João Pedro Martins, Jornal i

Depois do colapso financeiro que teve o epicentro no Lehman Brothers, esperava-se que as entidades reguladoras se tornassem mais activas e que a ética bancária se pautasse pela transparência e o rigor.

 

 

Depois do colapso financeiro que teve o epicentro no Lehman Brothers, esperava-se que as entidades reguladoras se tornassem mais ativas e que a ética bancária se pautasse pela transparência e o rigor.

No entanto, a realidade demonstra que as boas intenções não passaram de pura ficção. Ao mesmo tempo que assistimos ao escândalo do BPN (sem detidos e sem culpados e com muitos lesados), há um novo fenómeno na economia mundial que merece uma reflexão profunda e a adoção de políticas urgentes que permitam a regulação efetiva dos mercados financeiros.

Segundo o Financial Stability Board (FSB), uma entidade internacional que agrega diferentes organismos de supervisão e regulação do sector financeiro, em 2013, o valor dos ativos transacionados no sistema bancário paralelo passou de 5 para 75 milhões de milhões de dólares, o equivalente a 120% do PIB global.

Esta procura crescente dos investidores por ativos alternativos e de maior rendibilidade, cuja intermediação do crédito não está sob a tutela das entidades de supervisão e regulação bancária, constitui um indicador de que podemos estar sob a iminência de um novo risco sistémico na economia mundial.

Os países emergentes, com particular destaque para a China, evidenciam a tendência das preferências dos investidores pelo sistema bancário paralelo que oferece maior rendibilidade e permite a fácil ocultação e branqueamento de capitais, aliado a um pacote inovador de benefícios fiscais.

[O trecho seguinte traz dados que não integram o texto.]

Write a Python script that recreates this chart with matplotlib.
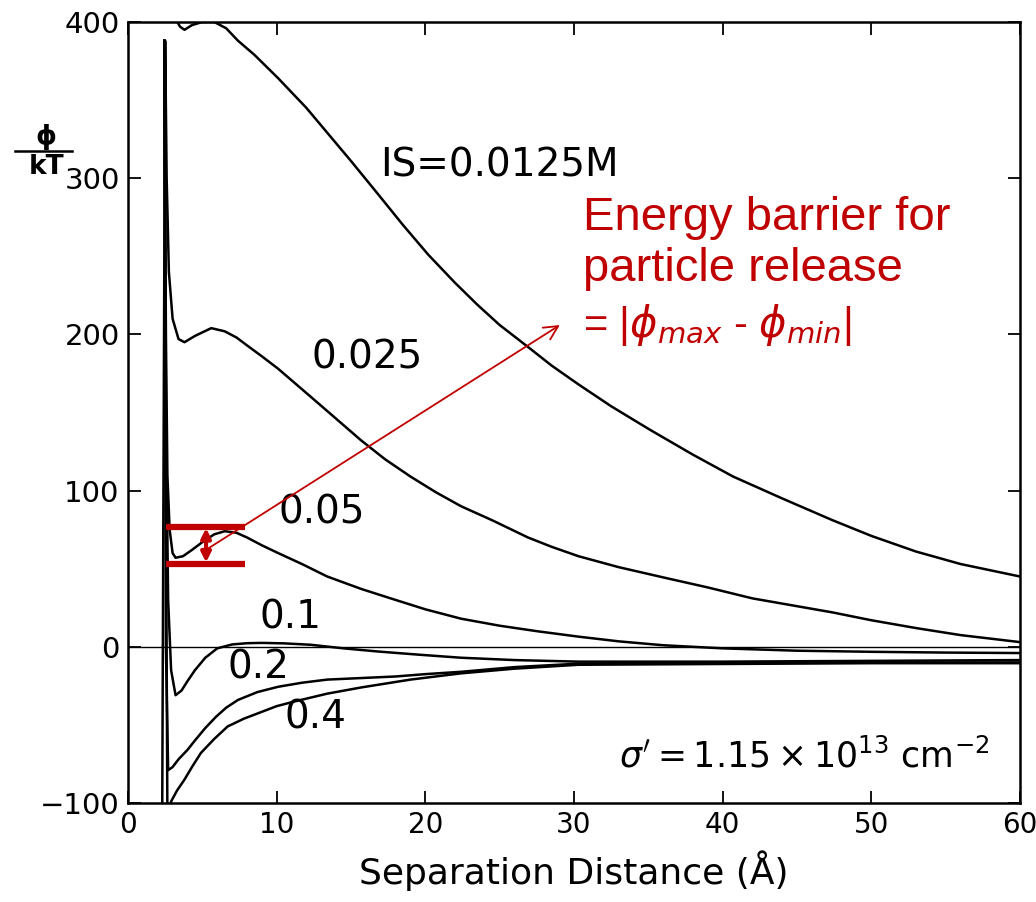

Não é de estranhar que, desde o início da crise financeira, o número de multimilionários tenha duplicado, muitas vezes com recurso a técnicas artificiais de lucro, que não passam pela produção de riqueza, mas pelo planeamento fiscal agressivo e pela ocultação de capitais e ligações promíscuas com o mundo do crime organizado.

Em contrapartida, assistimos a um aumento da desigualdade que empurra milhões de seres humanos para a armadilha da pobreza. O desequilíbrio na repartição da riqueza é absolutamente assustador. Na África subsariana existem 16 multimilionários que contrastam com 358 milhões de pessoas que vivem na pobreza extrema. As 85 pessoas mais ricas do mundo possuem tanta riqueza como 50% dos mais pobres do planeta.

Portugal é um dos 51 países que se comprometeu a partilhar informações de natureza fiscal relativas aos proprietários de empresas, mas ao mesmo tempo mantém um sistema iníquo de bonificação fiscal sem qualquer regulação na Zona Franca da Madeira, que é reconhecida internacionalmente como um dos principais interpostos de manipulação dos preços de transferência e de lavagem de dinheiro por parte das máfias russas, italianas e andorrenhas.

Esta espiral de desigualdade fez que, em poucos meses, o movimento dos indignados se tornasse na principal força política em Espanha. Os que afirmam que “nós somos os 99%” podem continuar a subir nas sondagens e protagonizar um verdadeiro terramoto político à escala global.

Para os eleitores está provado que o bolor das velhas receitas políticas é incapaz de apresentar soluções para quem sofre as injustiças da pobreza e da desigualdade de oportunidades. São precisas novas ideias, novas políticas e novos protagonistas.

Não sabemos se o partido espanhol Podemos fará a diferença que todos esperam. Mas nós, os 99%, podemos fazer toda a diferença.